The business; there’s not much to tell about this at this stage, other than to say that, for the first time in a very long time, I am absolutley sure it is something I should do.

The story; this is something that has been in my head for some time now. It started as something that I wrote for my creative writing course a few years ago and then morphed into a story that I could tell to Rebekah. Together we have played around with ideas that have helped to shape the concept.

It started like this…

A single streak of daylight dissected the dim room through the curtains

Now, I’ve struggled with the story, not fully understood it, and thus not been able to write it down. However, over the last few weeks it seems to be becoming clearer. The more things I do, the more I read, the more I listen, the more I speak, the more I think, all makes it clearer.

For as long as I have been thinking about this story, there is a phrase that keeps popping into my head. I’ve never written it down, never known how to follow it, never kown what to do with it…

“There are things in this world that I don’t understand..”

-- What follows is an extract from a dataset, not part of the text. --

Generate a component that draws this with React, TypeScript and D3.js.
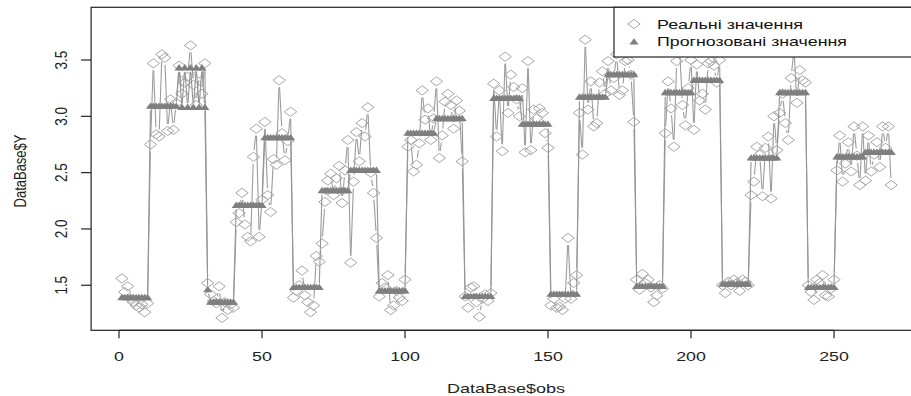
import React from "react";
import * as d3 from "d3";

// Observed values (DataBase$Y), 27 groups of 10 observations
const realValues: number[] = [
  1.56, 1.44, 1.49, 1.38, 1.35, 1.32, 1.30, 1.33, 1.26, 1.34,
  2.75, 3.47, 2.84, 2.82, 3.55, 3.52, 2.87, 3.15, 2.88, 3.12,
  3.45, 3.20, 3.30, 3.35, 3.63, 3.28, 3.10, 3.38, 3.20, 3.47,
  1.52, 1.42, 1.36, 1.34, 1.49, 1.21, 1.35, 1.28, 1.33, 1.30,
  2.06, 2.14, 2.32, 2.04, 1.93, 1.89, 2.64, 2.89, 1.93, 2.26,
  2.95, 2.30, 2.15, 2.62, 2.57, 3.32, 2.85, 2.61, 2.78, 3.04,
  1.39, 1.45, 1.50, 1.63, 1.41, 1.35, 1.26, 1.32, 1.76, 1.71,
  1.87, 2.24, 2.43, 2.49, 2.30, 2.45, 2.56, 2.23, 2.52, 2.79,
  1.70, 2.42, 2.86, 2.60, 2.94, 2.82, 3.08, 2.50, 2.32, 1.92,
  1.40, 1.52, 1.48, 1.59, 1.28, 1.32, 1.45, 1.39, 1.36, 1.55,
  2.73, 2.79, 2.51, 2.57, 2.76, 3.23, 2.97, 3.07, 2.79, 2.98,
  3.31, 2.63, 2.83, 3.13, 3.20, 3.10, 2.89, 3.14, 3.05, 2.60,
  1.40, 1.30, 1.48, 1.49, 1.35, 1.22, 1.38, 1.42, 1.36, 1.43,
  3.29, 2.82, 3.23, 2.69, 3.53, 3.03, 3.37, 3.26, 3.15, 3.00,
  3.25, 2.68, 3.49, 2.70, 3.06, 2.98, 3.07, 3.03, 2.85, 2.72,
  1.32, 1.38, 1.30, 1.31, 1.28, 1.38, 1.92, 1.38, 1.52, 1.59,
  3.03, 2.66, 3.68, 3.06, 3.31, 2.91, 2.94, 3.30, 3.40, 3.20,
  3.49, 3.23, 3.34, 3.55, 3.19, 3.23, 3.49, 3.50, 3.37, 2.95,
  1.55, 1.46, 1.60, 1.52, 1.55, 1.48, 1.35, 1.41, 1.50, 1.47,
  2.85, 3.31, 3.07, 2.73, 3.49, 3.60, 3.10, 2.92, 3.25, 3.50,
  2.88, 3.46, 3.14, 3.20, 3.06, 3.47, 3.49, 3.45, 3.30, 3.50,
  1.50, 1.43, 1.53, 1.50, 1.55, 1.52, 1.45, 1.55, 1.53, 1.50,
  2.30, 2.42, 2.73, 2.66, 2.29, 2.72, 2.82, 2.27, 3.00, 2.70,
  3.03, 3.20, 2.94, 2.79, 3.34, 3.60, 3.12, 3.41, 3.32, 3.30,
  1.50, 1.44, 1.37, 1.55, 1.52, 1.59, 1.41, 1.40, 1.47, 1.55,
  2.52, 2.83, 2.42, 2.58, 2.77, 2.51, 2.91, 2.65, 2.39, 2.91,
  2.43, 2.83, 2.51, 2.66, 2.77, 2.55, 2.91, 2.72, 2.91, 2.39,
];

// Predicted values
const predictedValues: number[] = [
  1.39, 1.39, 1.39, 1.39, 1.39, 1.39, 1.39, 1.39, 1.39, 1.39,
  3.09, 3.09, 3.09, 3.09, 3.09, 3.09, 3.09, 3.09, 3.09, 3.09,
  3.43, 3.08, 3.43, 3.08, 3.43, 3.08, 3.43, 3.08, 3.43, 3.08,
  1.46, 1.35, 1.35, 1.35, 1.35, 1.35, 1.35, 1.35, 1.35, 1.35,
  2.21, 2.21, 2.21, 2.21, 2.21, 2.21, 2.21, 2.21, 2.21, 2.21,
  2.81, 2.81, 2.81, 2.81, 2.81, 2.81, 2.81, 2.81, 2.81, 2.81,
  1.48, 1.48, 1.48, 1.48, 1.48, 1.48, 1.48, 1.48, 1.48, 1.48,
  2.34, 2.34, 2.34, 2.34, 2.34, 2.34, 2.34, 2.34, 2.34, 2.34,
  2.52, 2.52, 2.52, 2.52, 2.52, 2.52, 2.52, 2.52, 2.52, 2.52,
  1.45, 1.45, 1.45, 1.45, 1.45, 1.45, 1.45, 1.45, 1.45, 1.45,
  2.85, 2.85, 2.85, 2.85, 2.85, 2.85, 2.85, 2.85, 2.85, 2.85,
  2.98, 2.98, 2.98, 2.98, 2.98, 2.98, 2.98, 2.98, 2.98, 2.98,
  1.40, 1.40, 1.40, 1.40, 1.40, 1.40, 1.40, 1.40, 1.40, 1.40,
  3.16, 3.16, 3.16, 3.16, 3.16, 3.16, 3.16, 3.16, 3.16, 3.16,
  2.93, 2.93, 2.93, 2.93, 2.93, 2.93, 2.93, 2.93, 2.93, 2.93,
  1.42, 1.42, 1.42, 1.42, 1.42, 1.42, 1.42, 1.42, 1.42, 1.42,
  3.17, 3.17, 3.17, 3.17, 3.17, 3.17, 3.17, 3.17, 3.17, 3.17,
  3.37, 3.37, 3.37, 3.37, 3.37, 3.37, 3.37, 3.37, 3.37, 3.37,
  1.49, 1.49, 1.49, 1.49, 1.49, 1.49, 1.49, 1.49, 1.49, 1.49,
  3.21, 3.21, 3.21, 3.21, 3.21, 3.21, 3.21, 3.21, 3.21, 3.21,
  3.32, 3.32, 3.32, 3.32, 3.32, 3.32, 3.32, 3.32, 3.32, 3.32,
  1.51, 1.51, 1.51, 1.51, 1.51, 1.51, 1.51, 1.51, 1.51, 1.51,
  2.63, 2.63, 2.63, 2.63, 2.63, 2.63, 2.63, 2.63, 2.63, 2.63,
  3.21, 3.21, 3.21, 3.21, 3.21, 3.21, 3.21, 3.21, 3.21, 3.21,
  1.48, 1.48, 1.48, 1.48, 1.48, 1.48, 1.48, 1.48, 1.48, 1.48,
  2.64, 2.64, 2.64, 2.64, 2.64, 2.64, 2.64, 2.64, 2.64, 2.64,
  2.68, 2.68, 2.68, 2.68, 2.68, 2.68, 2.68, 2.68, 2.68, 2.68,
];

const xTicks: number[] = [0, 50, 100, 150, 200, 250];
const yTicks: number[] = [1.5, 2.0, 2.5, 3.0, 3.5];
const legendLabels: string[] = ["Реальні значення", "Прогнозовані значення"];

const W = 911;
const H = 396;
const FONT = "'Liberation Sans', Arial, sans-serif";

type Seg = { x1: number; y1: number; x2: number; y2: number };

function typeBSegments(pts: [number, number][], gap: number): Seg[] {
  const out: Seg[] = [];
  for (let i = 0; i < pts.length - 1; i++) {
    const [ax, ay] = pts[i];
    const [bx, by] = pts[i + 1];
    const dx = bx - ax;
    const dy = by - ay;
    const len = Math.hypot(dx, dy);
    if (len <= 2 * gap) continue;
    const ux = dx / len;
    const uy = dy / len;
    out.push({ x1: ax + ux * gap, y1: ay + uy * gap, x2: bx - ux * gap, y2: by - uy * gap });
  }
  return out;
}

export default function App() {
  const n = realValues.length;
  const obs = d3.range(1, n + 1);
  const x = d3.scaleLinear().domain([-9.76, 280.76]).range([91.1, 922]);
  const y = d3.scaleLinear().domain([1.1, 3.968]).range([330.3, 7.3]);

  const realPts: [number, number][] = obs.map((o, i) => [x(o), y(realValues[i])]);
  const predPts: [number, number][] = obs.map((o, i) => [x(o), y(predictedValues[i])]);
  const realSegs = typeBSegments(realPts, 7);
  const predSegs = typeBSegments(predPts, 4);

  const diamond = (cx: number, cy: number) =>
    `M${cx},${cy - 4.6}L${cx + 6.2},${cy}L${cx},${cy + 4.6}L${cx - 6.2},${cy}Z`;
  const tri = (cx: number, cy: number) =>
    `M${cx},${cy - 3.8}L${cx + 4.6},${cy + 2.6}L${cx - 4.6},${cy + 2.6}Z`;

  const plotL = x(-9.76);
  const plotR = x(280.76);
  const plotT = y(3.968);
  const plotB = y(1.1);

  return (
    <svg
      width={W}
      height={H}
      style={{ position: "absolute", left: 0, top: 0, background: "#fff" }}
      fontFamily={FONT}
    >
      <rect x={0} y={0} width={W} height={H} fill="#fff" />
      <defs>
        <clipPath id="plotclip">
          <rect x={plotL} y={plotT} width={plotR - plotL} height={plotB - plotT} />
        </clipPath>
      </defs>

      <g clipPath="url(#plotclip)">
        {realSegs.map((s, i) => (
          <line key={"rl" + i} x1={s.x1} y1={s.y1} x2={s.x2} y2={s.y2} stroke="#9c9c9c" strokeWidth={1.1} />
        ))}
        {realPts.map((p, i) => (
          <path key={"rd" + i} d={diamond(p[0], p[1])} fill="none" stroke="#a6a6a6" strokeWidth={1} />
        ))}
        {predSegs.map((s, i) => (
          <line key={"pl" + i} x1={s.x1} y1={s.y1} x2={s.x2} y2={s.y2} stroke="#959595" strokeWidth={1.1} />
        ))}
        {predPts.map((p, i) => (
          <path key={"pt" + i} d={tri(p[0], p[1])} fill="#7f7f7f" stroke="none" />
        ))}
      </g>

      {/* box */}
      <rect x={plotL} y={plotT} width={plotR - plotL} height={plotB - plotT} fill="none" stroke="#222" strokeWidth={1.2} />

      {/* x axis */}
      <line x1={x(0)} x2={x(250)} y1={plotB} y2={plotB} stroke="#222" strokeWidth={1.2} />
      {xTicks.map((t) => (
        <g key={"xt" + t}>
          <line x1={x(t)} x2={x(t)} y1={plotB} y2={plotB + 8} stroke="#222" strokeWidth={1.2} />
          <text
            transform={`translate(${x(t)},${360.7}) scale(1.32,1)`}
            textAnchor="middle"
            fontSize={13.5}
            fill="#222"
          >
            {String(t)}
          </text>
        </g>
      ))}

      {/* y axis */}
      {yTicks.map((t) => (
        <g key={"yt" + t}>
          <line x1={plotL - 10} x2={plotL} y1={y(t)} y2={y(t)} stroke="#222" strokeWidth={1.2} />
          <text
            transform={`translate(${67},${y(t)}) scale(1.25,1) rotate(-90)`}
            textAnchor="middle"
            fontSize={13.5}
            fill="#222"
          >
            {t.toFixed(1)}
          </text>
        </g>
      ))}

      {/* axis titles */}
      <text x={506} y={393} textAnchor="middle" fontSize={13} fill="#222" textLength={118} lengthAdjust="spacingAndGlyphs">
        DataBase$obs
      </text>
      <text
        transform={`translate(${26},${171}) scale(1.25,1) rotate(-90)`}
        textAnchor="middle"
        fontSize={13}
        fill="#222"
      >
        DataBase$Y
      </text>

      {/* legend */}
      <rect x={614} y={plotT} width={plotR - 614} height={57 - plotT} fill="#fff" stroke="#222" strokeWidth={1.2} />
      <path d={diamond(634, 24)} fill="none" stroke="#a6a6a6" strokeWidth={1} />
      <path d={tri(634, 42)} fill="#7f7f7f" />
      <text x={657} y={29} fontSize={13} fill="#111" textLength={146} lengthAdjust="spacingAndGlyphs">
        {legendLabels[0]}
      </text>
      <text x={657} y={46} fontSize={13} fill="#111" textLength={190} lengthAdjust="spacingAndGlyphs">
        {legendLabels[1]}
      </text>
    </svg>
  );
}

It just comes to me, pops in my head, a nagging question that needs a answer, begs for one. if only I knew what the follow up was. I could just find the response needed to write it down. Maybe there are just things in this world that I don’t understand.

I sat reading my book during lunch, listening to my iPod. The statement once more popped into my head. I stopped, looked out of the window to the Candian Geese playing on the lake, and just knew that the book was something that I should do. No longer should, but must.

As I write this Hogarth is singing in my ear…

I have seen this face a thousand times
Every morning of my life
But I never saw these eyes so clear
Free of doubt and pain
Like the whole world has been made again

I don’t know what that means, but it feels like it means something to me, because I just nearly wept, had to take a moment there… Maybe it is so clear to me, maybe I am free of doubt…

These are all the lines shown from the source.